Task to complete
Your task is to print, exactly and only, the lines from the start of the entries below through the line with "const yDomain = [-28.54, -3.53];". Include both ends, but skip the pictures.

Stored entries
↓↓↓
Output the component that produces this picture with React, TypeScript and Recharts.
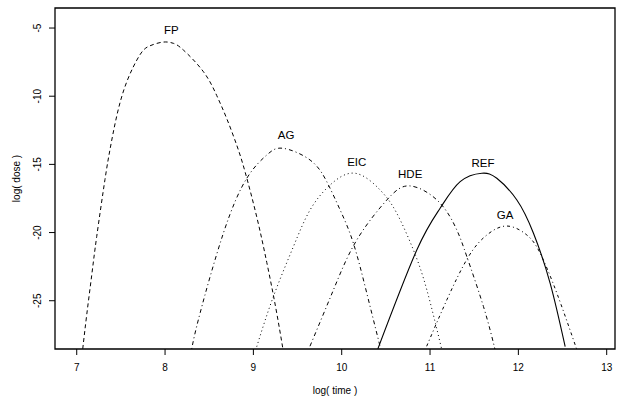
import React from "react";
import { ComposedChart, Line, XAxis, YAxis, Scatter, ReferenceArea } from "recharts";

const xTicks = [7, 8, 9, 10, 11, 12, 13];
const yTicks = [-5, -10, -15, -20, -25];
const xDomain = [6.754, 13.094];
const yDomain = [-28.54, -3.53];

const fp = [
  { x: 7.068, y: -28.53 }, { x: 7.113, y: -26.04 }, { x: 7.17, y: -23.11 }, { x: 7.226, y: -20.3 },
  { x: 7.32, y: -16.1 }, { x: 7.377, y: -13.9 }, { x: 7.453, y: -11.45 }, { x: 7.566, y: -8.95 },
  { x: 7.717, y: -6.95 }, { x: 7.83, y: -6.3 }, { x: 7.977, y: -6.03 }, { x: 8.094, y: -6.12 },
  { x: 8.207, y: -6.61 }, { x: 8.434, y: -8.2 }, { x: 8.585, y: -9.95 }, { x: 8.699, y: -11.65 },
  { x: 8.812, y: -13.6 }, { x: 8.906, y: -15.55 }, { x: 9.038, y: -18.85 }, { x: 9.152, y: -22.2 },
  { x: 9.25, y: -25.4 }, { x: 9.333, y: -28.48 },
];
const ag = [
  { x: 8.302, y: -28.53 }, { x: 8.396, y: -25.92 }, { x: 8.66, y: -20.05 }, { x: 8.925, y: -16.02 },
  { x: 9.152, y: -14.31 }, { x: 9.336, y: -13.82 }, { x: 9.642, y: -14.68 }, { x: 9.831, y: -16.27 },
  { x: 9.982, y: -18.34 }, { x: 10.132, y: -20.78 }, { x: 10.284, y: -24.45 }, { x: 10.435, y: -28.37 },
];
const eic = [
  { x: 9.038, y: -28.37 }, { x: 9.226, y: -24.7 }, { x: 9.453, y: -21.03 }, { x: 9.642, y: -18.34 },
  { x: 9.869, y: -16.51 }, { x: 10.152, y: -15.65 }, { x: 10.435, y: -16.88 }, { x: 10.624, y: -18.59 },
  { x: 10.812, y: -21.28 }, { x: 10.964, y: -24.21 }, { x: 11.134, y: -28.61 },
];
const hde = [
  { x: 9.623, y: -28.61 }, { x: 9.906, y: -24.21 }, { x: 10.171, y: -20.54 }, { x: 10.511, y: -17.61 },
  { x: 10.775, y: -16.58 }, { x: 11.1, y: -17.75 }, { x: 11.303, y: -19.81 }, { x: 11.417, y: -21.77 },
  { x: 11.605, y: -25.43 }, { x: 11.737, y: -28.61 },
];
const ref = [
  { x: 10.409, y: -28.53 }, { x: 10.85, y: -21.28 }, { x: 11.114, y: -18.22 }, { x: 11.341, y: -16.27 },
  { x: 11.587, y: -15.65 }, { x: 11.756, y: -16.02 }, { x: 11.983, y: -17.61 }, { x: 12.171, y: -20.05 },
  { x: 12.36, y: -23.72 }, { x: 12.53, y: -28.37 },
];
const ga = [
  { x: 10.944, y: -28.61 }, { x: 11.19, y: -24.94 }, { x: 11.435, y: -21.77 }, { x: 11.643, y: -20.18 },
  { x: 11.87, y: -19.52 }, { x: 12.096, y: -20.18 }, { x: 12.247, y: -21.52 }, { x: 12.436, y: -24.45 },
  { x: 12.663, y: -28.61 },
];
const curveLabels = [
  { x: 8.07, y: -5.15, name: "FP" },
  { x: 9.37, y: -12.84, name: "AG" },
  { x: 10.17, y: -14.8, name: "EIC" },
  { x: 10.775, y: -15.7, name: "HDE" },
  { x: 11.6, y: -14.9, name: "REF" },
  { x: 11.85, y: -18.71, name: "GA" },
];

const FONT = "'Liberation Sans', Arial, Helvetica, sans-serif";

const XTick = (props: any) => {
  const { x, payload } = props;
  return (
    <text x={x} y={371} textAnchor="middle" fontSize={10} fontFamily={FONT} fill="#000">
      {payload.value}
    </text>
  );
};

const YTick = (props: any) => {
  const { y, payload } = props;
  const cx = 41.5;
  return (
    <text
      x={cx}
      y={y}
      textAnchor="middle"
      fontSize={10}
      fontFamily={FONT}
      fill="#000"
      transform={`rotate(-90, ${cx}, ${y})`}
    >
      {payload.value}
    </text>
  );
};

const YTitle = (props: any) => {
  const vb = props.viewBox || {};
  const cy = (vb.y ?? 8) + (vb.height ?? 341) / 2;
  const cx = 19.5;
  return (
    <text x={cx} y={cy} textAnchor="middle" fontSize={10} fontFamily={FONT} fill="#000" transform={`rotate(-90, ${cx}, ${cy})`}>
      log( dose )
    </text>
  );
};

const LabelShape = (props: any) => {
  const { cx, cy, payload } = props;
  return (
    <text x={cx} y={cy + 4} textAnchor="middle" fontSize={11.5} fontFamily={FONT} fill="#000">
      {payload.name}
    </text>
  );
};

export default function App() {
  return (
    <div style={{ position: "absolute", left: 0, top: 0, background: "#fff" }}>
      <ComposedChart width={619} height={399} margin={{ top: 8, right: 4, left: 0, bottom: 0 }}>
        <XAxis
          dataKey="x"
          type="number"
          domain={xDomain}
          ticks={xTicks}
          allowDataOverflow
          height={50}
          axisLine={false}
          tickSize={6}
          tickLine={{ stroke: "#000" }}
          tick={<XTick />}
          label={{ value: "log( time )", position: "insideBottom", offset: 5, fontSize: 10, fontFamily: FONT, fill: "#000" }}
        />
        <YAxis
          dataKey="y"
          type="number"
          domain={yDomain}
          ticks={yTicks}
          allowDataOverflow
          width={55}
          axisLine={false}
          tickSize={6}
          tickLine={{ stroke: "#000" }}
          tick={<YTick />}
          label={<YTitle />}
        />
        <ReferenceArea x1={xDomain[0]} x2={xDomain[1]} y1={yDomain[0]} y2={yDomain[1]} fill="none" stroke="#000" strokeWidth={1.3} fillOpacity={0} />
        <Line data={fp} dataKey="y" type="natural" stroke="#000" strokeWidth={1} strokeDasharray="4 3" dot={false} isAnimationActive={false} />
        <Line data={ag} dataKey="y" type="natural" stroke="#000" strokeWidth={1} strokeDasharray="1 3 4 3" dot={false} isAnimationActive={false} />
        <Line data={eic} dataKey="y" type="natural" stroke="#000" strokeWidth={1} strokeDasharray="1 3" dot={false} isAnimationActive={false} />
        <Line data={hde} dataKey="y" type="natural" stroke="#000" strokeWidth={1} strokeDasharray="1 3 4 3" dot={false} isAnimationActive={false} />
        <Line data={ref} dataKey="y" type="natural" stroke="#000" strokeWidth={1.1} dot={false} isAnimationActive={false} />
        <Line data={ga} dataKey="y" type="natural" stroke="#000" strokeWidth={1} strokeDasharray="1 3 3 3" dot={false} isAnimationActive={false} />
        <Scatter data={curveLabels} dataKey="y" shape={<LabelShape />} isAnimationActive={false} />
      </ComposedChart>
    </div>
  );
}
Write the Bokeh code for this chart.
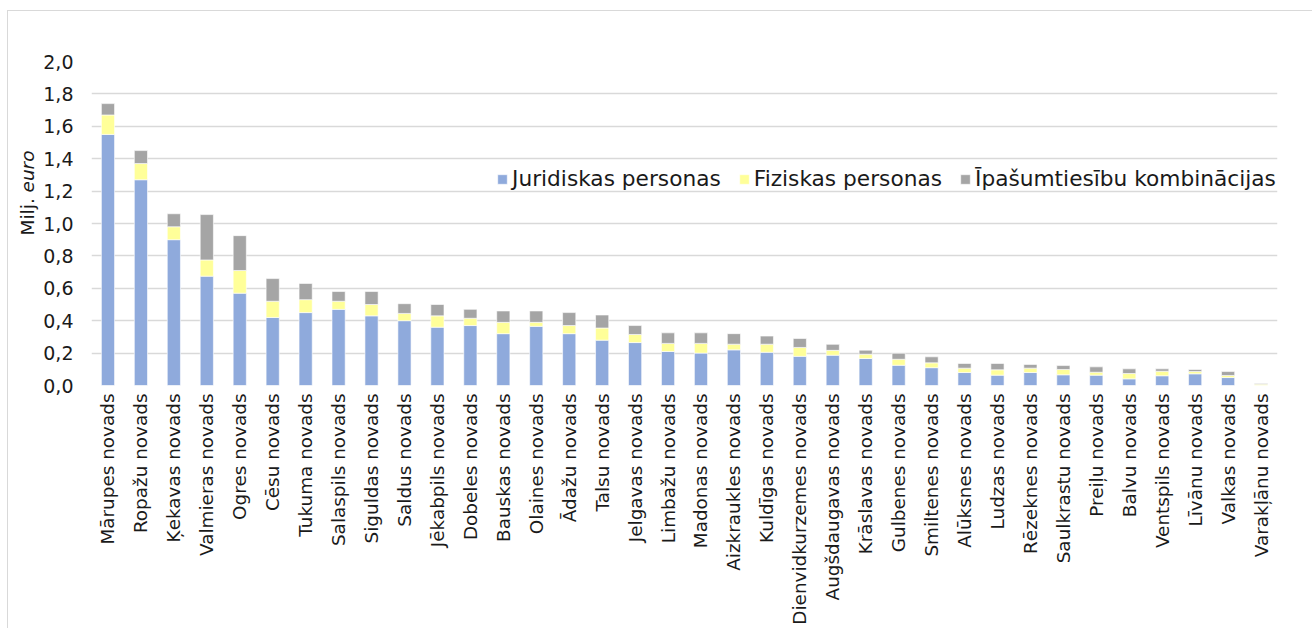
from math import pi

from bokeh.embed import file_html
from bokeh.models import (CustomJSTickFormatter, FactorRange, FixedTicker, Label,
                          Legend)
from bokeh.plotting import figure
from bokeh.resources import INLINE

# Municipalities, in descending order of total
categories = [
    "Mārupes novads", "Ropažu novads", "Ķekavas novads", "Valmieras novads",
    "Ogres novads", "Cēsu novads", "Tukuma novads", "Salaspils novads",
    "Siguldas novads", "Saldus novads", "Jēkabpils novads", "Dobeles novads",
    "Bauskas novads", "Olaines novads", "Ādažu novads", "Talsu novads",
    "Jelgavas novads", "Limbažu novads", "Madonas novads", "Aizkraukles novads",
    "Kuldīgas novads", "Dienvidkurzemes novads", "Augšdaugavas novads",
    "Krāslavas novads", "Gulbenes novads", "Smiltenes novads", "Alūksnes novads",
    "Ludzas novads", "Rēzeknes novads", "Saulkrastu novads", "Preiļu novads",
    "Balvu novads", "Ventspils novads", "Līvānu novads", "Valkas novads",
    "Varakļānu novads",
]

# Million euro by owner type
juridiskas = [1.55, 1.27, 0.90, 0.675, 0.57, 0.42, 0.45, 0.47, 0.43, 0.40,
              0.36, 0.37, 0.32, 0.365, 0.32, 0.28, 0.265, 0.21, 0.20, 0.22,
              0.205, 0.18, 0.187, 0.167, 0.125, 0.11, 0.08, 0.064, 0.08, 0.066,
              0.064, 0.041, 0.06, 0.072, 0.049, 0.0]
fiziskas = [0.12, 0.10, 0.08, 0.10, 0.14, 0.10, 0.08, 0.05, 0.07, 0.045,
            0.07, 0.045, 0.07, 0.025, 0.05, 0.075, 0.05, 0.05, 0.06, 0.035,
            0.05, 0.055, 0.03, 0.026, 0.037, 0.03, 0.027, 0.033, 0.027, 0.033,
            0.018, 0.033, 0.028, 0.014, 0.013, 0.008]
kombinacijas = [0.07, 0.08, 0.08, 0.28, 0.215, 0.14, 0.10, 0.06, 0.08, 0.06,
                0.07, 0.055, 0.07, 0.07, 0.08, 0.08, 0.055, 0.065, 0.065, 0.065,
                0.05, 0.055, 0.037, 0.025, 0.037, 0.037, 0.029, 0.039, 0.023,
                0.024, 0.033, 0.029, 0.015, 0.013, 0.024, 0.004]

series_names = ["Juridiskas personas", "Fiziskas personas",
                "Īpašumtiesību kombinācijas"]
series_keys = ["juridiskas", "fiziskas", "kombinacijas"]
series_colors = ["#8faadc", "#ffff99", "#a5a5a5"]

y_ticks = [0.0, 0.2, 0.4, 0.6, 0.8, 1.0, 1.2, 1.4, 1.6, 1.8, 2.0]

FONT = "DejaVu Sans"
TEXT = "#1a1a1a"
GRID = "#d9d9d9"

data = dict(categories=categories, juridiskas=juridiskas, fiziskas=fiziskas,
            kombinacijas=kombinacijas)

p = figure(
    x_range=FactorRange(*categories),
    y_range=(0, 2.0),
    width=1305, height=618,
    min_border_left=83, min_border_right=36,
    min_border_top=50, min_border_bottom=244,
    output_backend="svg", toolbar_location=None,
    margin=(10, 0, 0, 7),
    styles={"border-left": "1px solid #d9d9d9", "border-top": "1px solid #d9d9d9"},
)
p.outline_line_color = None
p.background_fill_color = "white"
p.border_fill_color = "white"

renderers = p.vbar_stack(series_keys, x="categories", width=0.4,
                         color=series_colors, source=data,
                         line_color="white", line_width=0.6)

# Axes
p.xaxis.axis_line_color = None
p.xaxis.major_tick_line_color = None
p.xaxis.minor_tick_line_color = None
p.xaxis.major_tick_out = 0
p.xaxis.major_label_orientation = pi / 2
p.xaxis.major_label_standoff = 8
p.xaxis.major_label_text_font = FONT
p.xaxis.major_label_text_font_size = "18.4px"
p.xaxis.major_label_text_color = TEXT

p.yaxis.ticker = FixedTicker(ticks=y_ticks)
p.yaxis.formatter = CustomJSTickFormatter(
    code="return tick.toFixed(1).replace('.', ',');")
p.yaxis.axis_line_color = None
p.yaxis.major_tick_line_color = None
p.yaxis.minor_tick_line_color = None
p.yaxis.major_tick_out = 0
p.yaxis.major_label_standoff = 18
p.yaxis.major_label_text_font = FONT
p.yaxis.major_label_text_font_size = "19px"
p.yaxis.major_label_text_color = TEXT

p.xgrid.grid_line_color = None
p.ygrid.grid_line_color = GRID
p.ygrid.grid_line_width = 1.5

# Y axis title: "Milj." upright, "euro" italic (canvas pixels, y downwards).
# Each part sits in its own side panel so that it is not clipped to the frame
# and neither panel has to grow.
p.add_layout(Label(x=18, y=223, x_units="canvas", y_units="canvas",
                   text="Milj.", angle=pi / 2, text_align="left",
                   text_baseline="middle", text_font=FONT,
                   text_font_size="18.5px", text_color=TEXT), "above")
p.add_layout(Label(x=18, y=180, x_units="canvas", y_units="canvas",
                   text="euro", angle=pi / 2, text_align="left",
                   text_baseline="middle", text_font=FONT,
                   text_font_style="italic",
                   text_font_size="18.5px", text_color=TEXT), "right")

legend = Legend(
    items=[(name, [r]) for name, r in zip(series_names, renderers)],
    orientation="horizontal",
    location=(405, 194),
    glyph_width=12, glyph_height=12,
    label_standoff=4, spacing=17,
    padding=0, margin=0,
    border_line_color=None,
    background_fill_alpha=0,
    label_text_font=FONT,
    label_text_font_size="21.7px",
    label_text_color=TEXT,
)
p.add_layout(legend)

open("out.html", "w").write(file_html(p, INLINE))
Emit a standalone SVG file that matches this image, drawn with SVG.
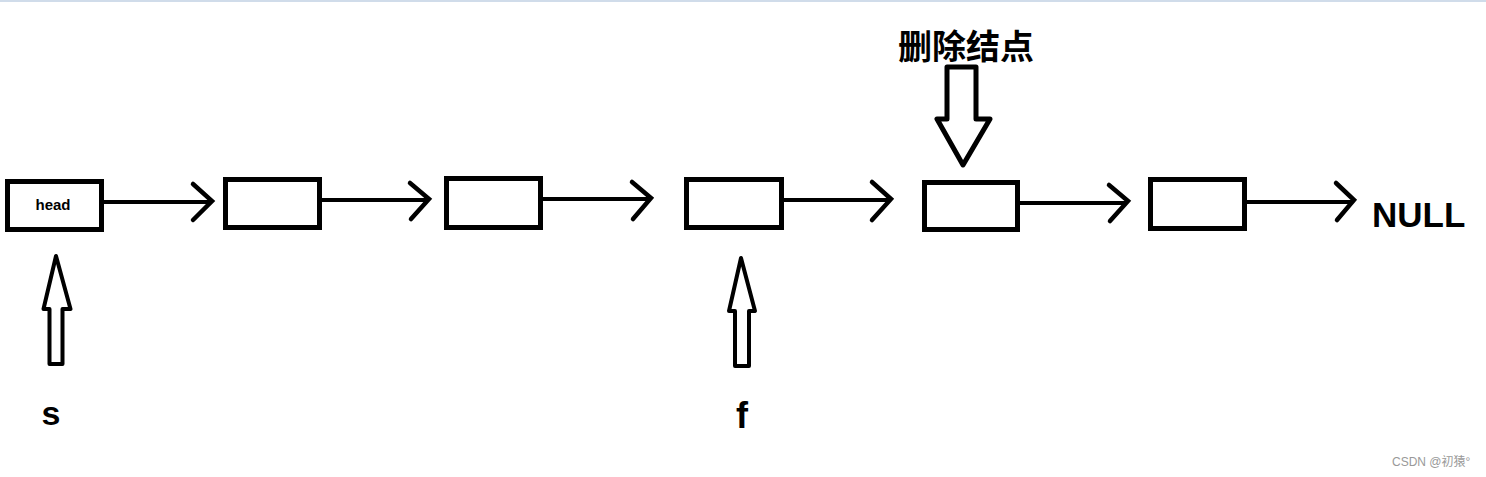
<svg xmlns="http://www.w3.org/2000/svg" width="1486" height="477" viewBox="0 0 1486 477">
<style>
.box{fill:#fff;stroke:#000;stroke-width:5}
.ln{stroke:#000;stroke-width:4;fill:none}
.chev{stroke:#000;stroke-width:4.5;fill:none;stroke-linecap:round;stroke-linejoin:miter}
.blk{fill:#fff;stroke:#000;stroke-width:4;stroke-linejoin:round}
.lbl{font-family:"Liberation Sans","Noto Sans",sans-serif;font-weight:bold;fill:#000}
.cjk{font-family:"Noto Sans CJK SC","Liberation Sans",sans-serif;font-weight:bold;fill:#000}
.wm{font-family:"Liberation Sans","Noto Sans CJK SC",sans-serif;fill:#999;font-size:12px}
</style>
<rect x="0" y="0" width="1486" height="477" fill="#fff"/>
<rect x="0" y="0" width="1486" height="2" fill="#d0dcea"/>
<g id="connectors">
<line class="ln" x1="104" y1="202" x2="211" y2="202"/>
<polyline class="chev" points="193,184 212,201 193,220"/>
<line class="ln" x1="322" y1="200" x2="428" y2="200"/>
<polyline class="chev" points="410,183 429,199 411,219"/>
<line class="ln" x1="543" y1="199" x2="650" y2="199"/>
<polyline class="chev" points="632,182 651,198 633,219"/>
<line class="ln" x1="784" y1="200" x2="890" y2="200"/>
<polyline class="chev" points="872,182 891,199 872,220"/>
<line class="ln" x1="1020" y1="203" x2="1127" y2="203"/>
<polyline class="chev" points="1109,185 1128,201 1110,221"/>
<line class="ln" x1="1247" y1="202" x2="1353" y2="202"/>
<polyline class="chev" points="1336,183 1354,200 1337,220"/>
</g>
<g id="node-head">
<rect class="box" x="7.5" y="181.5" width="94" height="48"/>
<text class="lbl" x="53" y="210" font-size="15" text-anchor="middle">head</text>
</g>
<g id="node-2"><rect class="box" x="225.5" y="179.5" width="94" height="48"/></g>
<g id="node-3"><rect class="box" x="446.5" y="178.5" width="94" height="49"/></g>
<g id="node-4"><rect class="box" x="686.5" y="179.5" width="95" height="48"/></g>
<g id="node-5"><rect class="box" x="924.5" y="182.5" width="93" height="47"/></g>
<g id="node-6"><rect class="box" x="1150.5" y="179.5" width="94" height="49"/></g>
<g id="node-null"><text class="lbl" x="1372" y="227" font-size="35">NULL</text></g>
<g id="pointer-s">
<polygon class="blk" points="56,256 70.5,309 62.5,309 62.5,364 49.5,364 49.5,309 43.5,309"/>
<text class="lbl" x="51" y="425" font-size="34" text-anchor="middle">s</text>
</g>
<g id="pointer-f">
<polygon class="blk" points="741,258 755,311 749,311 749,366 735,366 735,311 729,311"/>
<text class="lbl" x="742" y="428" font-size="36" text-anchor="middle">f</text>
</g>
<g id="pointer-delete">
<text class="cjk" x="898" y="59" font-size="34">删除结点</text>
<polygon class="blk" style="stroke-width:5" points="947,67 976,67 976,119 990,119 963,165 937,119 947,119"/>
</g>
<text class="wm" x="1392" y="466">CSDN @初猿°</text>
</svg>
↑↑↑
Response to this task
Output the component that produces this picture with React, TypeScript and Recharts.
import React from "react";
import { ComposedChart, Line, XAxis, YAxis, Scatter, ReferenceArea } from "recharts";

const xTicks = [7, 8, 9, 10, 11, 12, 13];
const yTicks = [-5, -10, -15, -20, -25];
const xDomain = [6.754, 13.094];
const yDomain = [-28.54, -3.53];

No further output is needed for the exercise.